Reading from right to left, the plan is to first scan the single row from Extract_DW_Control_Finance, do a loop join with a scan of Extract_JCS_Trans on the inner side, sort the data according to the clustered key of the target table, and do another loop join with a scan of Extract_GL_Jnl_Trans on the inner side. The first join probably isn't the issue. The plan can't actually benefit from parallelism, but with a single row in the outer result set the scan on Extract_JCS_Trans should only happen once. However, the optimizer estimates that a single row will come out of that join. If that row estimate is wrong then you could end up doing hundreds of thousands of clustered index scans on Extract_GL_Jnl_Trans.

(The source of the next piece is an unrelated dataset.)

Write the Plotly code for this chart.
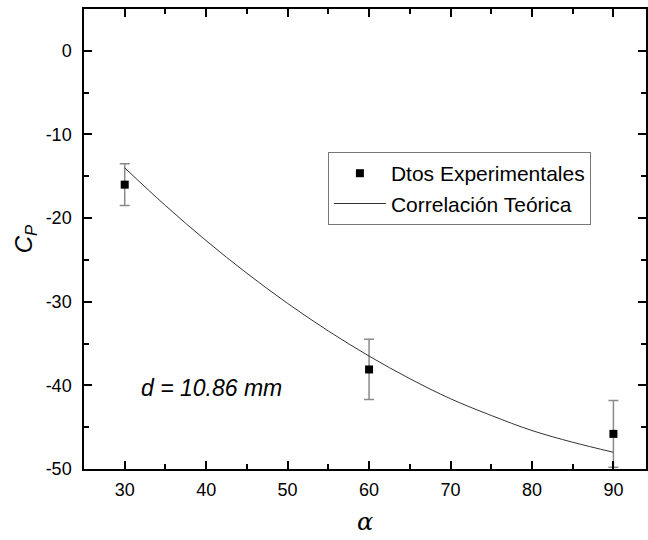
import plotly.graph_objects as go

# Experimental data
alpha_exp = [30, 60, 90]
cp_exp = [-16.0, -38.1, -45.8]
cp_err = [2.5, 3.6, 4.0]

# Theoretical correlation curve
alpha_th = [30, 35, 40, 45, 50, 55, 60, 65, 70, 75, 80, 85, 90]
cp_th = [-14.0, -18.5, -22.7, -26.6, -30.2, -33.5, -36.5, -39.2, -41.6, -43.6, -45.4, -46.8, -48.0]

# Tick labels
y_tickvals = [0, -10, -20, -30, -40, -50]
y_ticktext = ["0", "-10", "-20", "-30", "-40", "-50"]
x_tickvals = [30, 40, 50, 60, 70, 80, 90]
x_ticktext = ["30", "40", "50", "60", "70", "80", "90"]

fig = go.Figure()

fig.add_trace(go.Scatter(
    x=alpha_exp, y=cp_exp, mode="markers", name="Dtos Experimentales",
    marker=dict(symbol="square", size=8, color="black"),
    error_y=dict(type="data", array=cp_err, visible=True, color="#8a8a8a", thickness=1.5, width=5),
))
fig.add_trace(go.Scatter(
    x=alpha_th, y=cp_th, mode="lines", name="Correlación Teórica",
    line=dict(color="#333333", width=1, shape="spline"),
))

axis_common = dict(
    showline=True, linecolor="black", linewidth=1.5, mirror="ticks",
    ticks="inside", ticklen=8, tickwidth=1.5, tickcolor="black",
    showgrid=False, zeroline=False,
    tickfont=dict(family="Liberation Sans, Arial", size=18, color="black"),
)

fig.update_xaxes(
    range=[25, 94], tickvals=x_tickvals, ticktext=x_ticktext,
    minor=dict(ticks="inside", ticklen=5, tickwidth=1.5, dtick=5, tick0=30, tickcolor="black"),
    ticklabelstandoff=4,
    title=dict(text="<i>α</i>", font=dict(family="DejaVu Serif, Liberation Serif", size=24, color="black"), standoff=14),
    **axis_common,
)
fig.update_yaxes(
    range=[-50, 5], tickvals=y_tickvals, ticktext=y_ticktext,
    minor=dict(ticks="inside", ticklen=5, tickwidth=1.5, dtick=5, tick0=0, tickcolor="black"),
    ticklabelstandoff=7,
    title=dict(text="<i>C</i><sub><i>P</i></sub>", font=dict(family="Liberation Sans, Arial", size=24, color="black"), standoff=6),
    **axis_common,
)

fig.add_annotation(
    x=40.7, y=-40.3, xref="x", yref="y", text="<i>d = 10.86 mm</i>", showarrow=False,
    font=dict(family="Liberation Sans, Arial", size=23, color="black"),
)

fig.update_layout(
    width=648, height=540,
    margin=dict(l=84, r=0, t=9, b=71),
    paper_bgcolor="white", plot_bgcolor="white",
    showlegend=True,
    legend=dict(
        x=0.434, y=0.689, xanchor="left", yanchor="top",
        bgcolor="white", bordercolor="#777777", borderwidth=1,
        font=dict(family="Liberation Sans, Arial", size=21, color="black"),
        tracegroupgap=0, itemwidth=52,
    ),
)

fig.write_html("out.html", config={"displayModeBar": False},
               post_script="document.body.style.margin='0px';")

The query plan for the query which performs well uses a different strategy. The row estimates are significantly different and it performs a hash join:

query plan good query

I suspect that the optimizer will choose a different plan for the poorly performing query if you fix the row estimates. If the Extract_DW_Control_Finance table will always have one row you could consider moving that into a local variable and possibly using a RECOMPILE hint. That could result in a much better estimate.

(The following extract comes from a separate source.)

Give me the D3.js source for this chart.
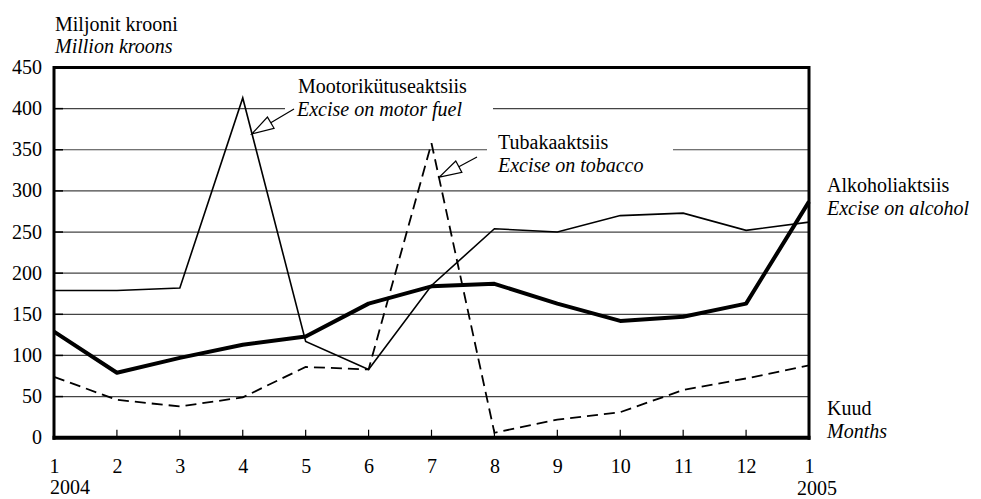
<!DOCTYPE html>
<html>
<head>
<meta charset="utf-8">
<script src="https://cdn.jsdelivr.net/npm/d3@7"></script>
<style>
  html, body { margin: 0; padding: 0; background: #fff; }
  svg { display: block; }
  text { font-family: "Liberation Serif", "Times New Roman", serif; font-size: 20px; fill: #000; }
</style>
</head>
<body>
<svg id="chart" width="981" height="499"></svg>
<script>
// ---- data ----
const months = ["1","2","3","4","5","6","7","8","9","10","11","12","1"];
const motorFuel = [179, 179, 182, 413, 117, 83, 185, 254, 250, 270, 273, 252, 262];
const alcohol   = [129, 79, 97, 113, 123, 163, 184, 187, 163, 142, 147, 163, 287];
const tobacco   = [74, 46, 38, 49, 86, 83, 358, 6, 22, 31, 58, 72, 88];
const yTicks = [0, 50, 100, 150, 200, 250, 300, 350, 400, 450];
const years = ["2004", "2005"];

// ---- layout ----
const svg = d3.select("#chart");
const L = 54, R = 809, T = 67.5, B = 437.7;
const x = d3.scalePoint().domain(d3.range(months.length)).range([L, R]);
const y = d3.scaleLinear().domain([0, 450]).range([B, T]);

svg.append("rect").attr("width", 981).attr("height", 499).attr("fill", "#fff");

// gridlines
svg.append("g").selectAll("line").data(yTicks.filter(d => d > 0 && d < 450)).join("line")
  .attr("x1", L).attr("x2", R)
  .attr("y1", d => y(d)).attr("y2", d => y(d))
  .attr("stroke", "#444").attr("stroke-width", 1.2);

// y axis labels
const yAxis = d3.axisLeft(y).tickValues(yTicks).tickSize(0).tickPadding(12);
const gy = svg.append("g").attr("transform", `translate(${L},0)`).call(yAxis);
gy.select(".domain").remove();
gy.selectAll("text").attr("dy", "0.3em").attr("x", -12);
// inner y ticks
svg.append("g").selectAll("line").data(yTicks.filter(d => d > 0 && d < 450)).join("line")
  .attr("x1", L).attr("x2", L + 9)
  .attr("y1", d => y(d)).attr("y2", d => y(d))
  .attr("stroke", "#000").attr("stroke-width", 1.5);

// x axis labels + inner ticks
const xAxis = d3.axisBottom(x).tickFormat(i => months[i]).tickSize(0).tickPadding(21);
const gx = svg.append("g").attr("transform", `translate(0,${B})`).call(xAxis);
gx.select(".domain").remove();
svg.append("g").selectAll("line").data(d3.range(1, months.length - 1)).join("line")
  .attr("x1", i => x(i)).attr("x2", i => x(i))
  .attr("y1", B).attr("y2", B - 8)
  .attr("stroke", "#000").attr("stroke-width", 1.2);

// year labels
svg.append("text").attr("x", x(0) - 4).attr("y", 494).text(years[0]);
svg.append("text").attr("x", x(months.length - 1) - 12).attr("y", 495).text(years[1]);

// ---- annotation label backgrounds (break gridlines) ----
svg.append("rect").attr("x", 285).attr("y", 76).attr("width", 208).attr("height", 45).attr("fill", "#fff");
svg.append("rect").attr("x", 487).attr("y", 131).attr("width", 186).attr("height", 47).attr("fill", "#fff");

// ---- lines ----
const line = data => d3.line().x((d, i) => x(i)).y(d => y(d))(data);
svg.append("path").attr("d", line(tobacco)).attr("fill", "none")
  .attr("stroke", "#000").attr("stroke-width", 1.8).attr("stroke-dasharray", "11,6");
svg.append("path").attr("d", line(motorFuel)).attr("fill", "none")
  .attr("stroke", "#000").attr("stroke-width", 1.6).attr("stroke-linejoin", "miter");
svg.append("path").attr("d", line(alcohol)).attr("fill", "none")
  .attr("stroke", "#000").attr("stroke-width", 4).attr("stroke-linejoin", "round");

// ---- frame ----
svg.append("line").attr("x1", L).attr("x2", R).attr("y1", T).attr("y2", T).attr("stroke", "#000").attr("stroke-width", 3);
svg.append("line").attr("x1", L).attr("x2", L).attr("y1", T - 1.5).attr("y2", B + 2).attr("stroke", "#000").attr("stroke-width", 3);
svg.append("line").attr("x1", R).attr("x2", R).attr("y1", T - 1.5).attr("y2", B + 2).attr("stroke", "#000").attr("stroke-width", 3);
svg.append("line").attr("x1", L - 1.5).attr("x2", R + 1.5).attr("y1", B).attr("y2", B).attr("stroke", "#000").attr("stroke-width", 4);

// ---- arrows ----
function arrow(x0, y0, tx, ty) {
  const dx = x0 - tx, dy = y0 - ty, len = Math.hypot(dx, dy);
  const ux = dx / len, uy = dy / len;
  const hl = 22, hw = 6.5;
  const bx = tx + ux * hl, by = ty + uy * hl;
  svg.append("line").attr("x1", x0).attr("y1", y0).attr("x2", bx).attr("y2", by)
    .attr("stroke", "#000").attr("stroke-width", 1.2);
  const pts = [[tx, ty], [bx - uy * hw, by + ux * hw], [bx + uy * hw, by - ux * hw]];
  svg.append("polygon").attr("points", pts.map(p => p.join(",")).join(" "))
    .attr("fill", "#fff").attr("stroke", "#000").attr("stroke-width", 1.2);
}
const seg = (arr, i, t) => [x(i) + (x(i + 1) - x(i)) * t, y(arr[i] + (arr[i + 1] - arr[i]) * t)];
const mTip = seg(motorFuel, 3, 0.16);
arrow(294, 109, mTip[0] - 1, mTip[1] - 3);
const tTip = seg(tobacco, 6, 0.11);
arrow(477, 157, tTip[0] + 1, tTip[1] + 2);

// ---- texts ----
const txt = (s, x0, y0, italic) => svg.append("text").attr("x", x0).attr("y", y0)
  .attr("font-style", italic ? "italic" : "normal").text(s);
txt("Miljonit krooni", 55, 31, false);
txt("Million kroons", 55, 53, true);
txt("Mootorikütuseaktsiis", 298, 93, false);
txt("Excise on motor fuel", 297, 116, true);
txt("Tubakaaktsiis", 498, 149, false);
txt("Excise on tobacco", 498, 172, true);
txt("Alkoholiaktsiis", 827, 192, false);
txt("Excise on alcohol", 827, 215, true);
txt("Kuud", 827, 415, false);
txt("Months", 827, 438, true);
</script>
</body>
</html>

In terms of why removing the clustered index causes the issue, I suspect that the optimizer does a hash join to Extract_GL_Jnl_Trans without the clustered index. A hash join does not preserve the order of the outer input but a loop join does preserve order. The optimizer may have costed doing the sort on a single row and performing a loop join lower than doing a hash join and performing the sort later on 356566 rows. However, if the sort is not needed then doing the hash join may have had a lower cost than the loop join. It probably all comes down to fixing your cardinality estimates.

If you need to do more troubleshooting while the slow query is running, you could consider trace flag 7412 if you're on SQL Server 2016 SP1. That should given you clues as to where SQL Server is "stuck" in the query plan. If you're able to ask for an actual plan or run the query directly in SSMS you could use sys.dm_exec_query_profiles or the live query statistics feature.